There are two possible scenarios that may trigger this error:
- You have more than one top-level JSON object
- There are newline characters
\n
inside your data
This tutorial will show you examples that cause this error and how to fix it.
1. You have more than one top-level JSON object in your file
Suppose you have a file named data.json
with the following content:
{ "name": "Nathan", "about": "29 years old. A programmer." }
{ "name": "John", "about": "32 years old. A designer." }
{ "name": "Susan", "about": "25 years old. A writer." }
Next, you tried to use pandas to read the data in the JSON file with the code below:
import pandas as pd
data = pd.read_json('data.json')
print(data)
When you run the code, you get the following error:
Traceback (most recent call last):
File ...
loads(json, precise_float=self.precise_float), dtype=None
ValueError: Trailing data
This error occurs because you have three JSON objects in the same level. JSON can only have one top-level value, and that value can be an object or a list (array)
Trailing data means you still have data to read when pandas expected the end of the file, so this error occurs.
If you have access to the JSON file, then you need to combine the objects in one list as follows:
[
{ "name": "Nathan", "about": "29 years old. A programmer." },
{ "name": "John", "about": "32 years old. A designer." },
{ "name": "Susan", "about": "25 years old. A writer." }
]
The three objects are now combined in one list, separated by commas.
Run the same code again, and you’ll get this result:
name about
0 Nathan 29 years old. A programmer.
1 John 32 years old. A designer.
2 Susan 25 years old. A writer.
If you don’t have access to the file, then you can resolve this error by adding the lines=True
argument when calling the read_json()
method as follows:
import pandas as pd
data = pd.read_json('data.json', lines=True)
print(data)
The lines
argument is used to let read_json()
reads the file as a JSON object per line.
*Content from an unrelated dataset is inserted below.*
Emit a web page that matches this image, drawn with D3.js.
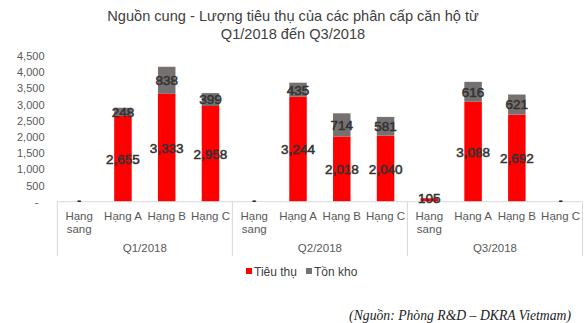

When you set this argument to True
, pandas will be able to read each line in the file without having to combine them as one list.
2. There are newline characters \n
inside your data
Sometimes, you might have newline characters \n
in your data as shown below:
{ "name": "Nathan", "about": "29 years old.\n A programmer." }
{ "name": "John", "about": "32 years old.\n A designer." }
{ "name": "Susan", "about": "25 years old.\n A writer." }
Suppose you read the file using pandas read_json()
method as follows:
import pandas as pd
data = pd.read_json('data.json')
print(data)
You’ll get the same error:
Traceback (most recent call last):
File ...
ValueError: Trailing data
Besides having more than one top-level value, the JSON file above has \n
characters which will cause the trailing data error.
To resolve this error, you need to specify the lines=True
argument to the read_json()
method as follows:
import pandas as pd
data = pd.read_json('data.json', lines=True)
print(data)
This time, you won’t receive an error. The data will be printed as follows:
name about
0 Nathan 29 years old.\n A programmer.
1 John 32 years old.\n A designer.
2 Susan 25 years old.\n A writer.
If you don’t want the \n
characters to appear in the about
column data, you can call the str.replace()
method on the column to remove the characters as shown below:
import pandas as pd
data = pd.read_json('data.json', lines=True)
# Replace \n with empty string
data['about'] = data['about'].str.replace('\n', '')
print(data)
Output:
name about
0 Nathan 29 years old. A programmer.
1 John 32 years old. A designer.
2 Susan 25 years old. A writer.
As you can see, this time the \n
characters are removed from the about
column.
Conclusion
The ValueError: Trailing data
occurs in Python when you use the pandas library to read a JSON file that has an invalid format.
To resolve this error, you can adjust the JSON file to include only one top-level value, or you can specify the line=True
argument to the read_json()
method.
I hope this tutorial is helpful. See you again in other tutorials! 👋